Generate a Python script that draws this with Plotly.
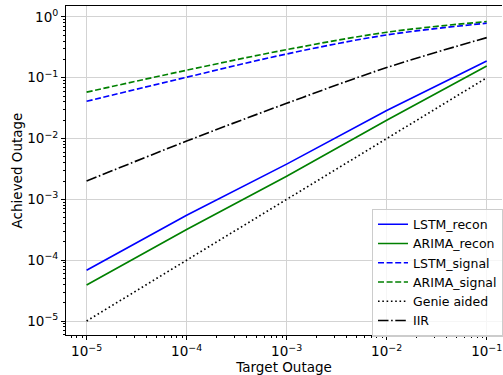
import plotly.graph_objects as go

target = [1e-5, 1e-4, 1e-3, 1e-2, 1e-1]
lstm_recon = [6.85e-5, 5.5e-4, 3.8e-3, 2.9e-2, 0.189]
arima_recon = [3.9e-5, 3.2e-4, 2.4e-3, 2.0e-2, 0.156]
lstm_signal = [0.041, 0.102, 0.246, 0.506, 0.79]
arima_signal = [0.058, 0.133, 0.29, 0.56, 0.84]
genie = [1e-5, 1e-4, 1e-3, 1e-2, 1e-1]
iir = [2.0e-3, 9.1e-3, 0.038, 0.147, 0.457]

tick_vals = [1e-5, 1e-4, 1e-3, 1e-2, 1e-1]
x_tick_text = ["10<sup>\u22125</sup>", "10<sup>\u22124</sup>", "10<sup>\u22123</sup>",
               "10<sup>\u22122</sup>", "10<sup>\u22121</sup>"]
y_tick_vals = [1e-5, 1e-4, 1e-3, 1e-2, 1e-1, 1]
y_tick_text = ["10<sup>\u22125</sup>", "10<sup>\u22124</sup>", "10<sup>\u22123</sup>",
               "10<sup>\u22122</sup>", "10<sup>\u22121</sup>", "10<sup>0</sup>"]

series = [
    ("LSTM_recon", lstm_recon, "#0000ff", "solid", "linear"),
    ("ARIMA_recon", arima_recon, "#008000", "solid", "linear"),
    ("LSTM_signal", lstm_signal, "#0000ff", "6px,2.6px", "spline"),
    ("ARIMA_signal", arima_signal, "#008000", "6px,2.6px", "spline"),
    ("Genie aided", genie, "#000000", "1.6px,2.7px", "linear"),
    ("IIR", iir, "#000000", "10.5px,2.6px,1.6px,2.6px", "spline"),
]

fig = go.Figure()
for name, vals, color, dash, shape in series:
    fig.add_trace(go.Scatter(x=target, y=vals, mode="lines", name=name,
                             line=dict(color=color, width=1.65, dash=dash, shape=shape)))

fs = 13.5
font = dict(family="DejaVu Sans", size=fs, color="black")
fig.update_layout(
    width=503, height=375,
    margin=dict(l=66, r=0, t=6, b=40),
    paper_bgcolor="white", plot_bgcolor="white",
    font=font,
    showlegend=True,
    legend=dict(x=0.7025, y=0.384, xanchor="left", yanchor="top",
                bgcolor="rgba(255,255,255,0.8)", bordercolor="#cccccc", borderwidth=1,
                font=dict(family="DejaVu Sans", size=12.5, color="black"),
                tracegroupgap=0, itemwidth=30),
)
fig.update_xaxes(
    type="log", range=[-5.206, -0.847],
    tickvals=tick_vals, ticktext=x_tick_text,
    showgrid=True, gridcolor="#d3d3d3", gridwidth=1,
    showline=True, linecolor="black", linewidth=1, mirror=True,
    ticks="outside", ticklen=4, tickcolor="black",
    minor=dict(ticks="outside", ticklen=2, tickcolor="black", showgrid=False,
               tickvals=[k * 10 ** e for e in range(-6, 0) for k in range(2, 10)]),
    zeroline=False,
    title=dict(text="Target Outage", font=font, standoff=4),
)
fig.update_yaxes(
    type="log", range=[-5.23, 0.18],
    tickvals=y_tick_vals, ticktext=y_tick_text,
    showgrid=True, gridcolor="#d3d3d3", gridwidth=1,
    showline=True, linecolor="black", linewidth=1, mirror=False,
    ticks="outside", ticklen=4, tickcolor="black",
    minor=dict(ticks="outside", ticklen=2, tickcolor="black", showgrid=False,
               tickvals=[k * 10 ** e for e in range(-6, 1) for k in range(2, 10)]),
    zeroline=False,
    title=dict(text="Achieved Outage", font=font, standoff=1),
)

fig.write_html("out.html")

Job:
Give again, exactly, the lines from the start of the data through the one holding "iir = [2.0e-3, 9.1e-3, 0.038, 0.147, 0.457]"; omit the pictures.

Answer to this exercise:
Generate a Python script that draws this with Plotly.
import plotly.graph_objects as go

target = [1e-5, 1e-4, 1e-3, 1e-2, 1e-1]
lstm_recon = [6.85e-5, 5.5e-4, 3.8e-3, 2.9e-2, 0.189]
arima_recon = [3.9e-5, 3.2e-4, 2.4e-3, 2.0e-2, 0.156]
lstm_signal = [0.041, 0.102, 0.246, 0.506, 0.79]
arima_signal = [0.058, 0.133, 0.29, 0.56, 0.84]
genie = [1e-5, 1e-4, 1e-3, 1e-2, 1e-1]
iir = [2.0e-3, 9.1e-3, 0.038, 0.147, 0.457]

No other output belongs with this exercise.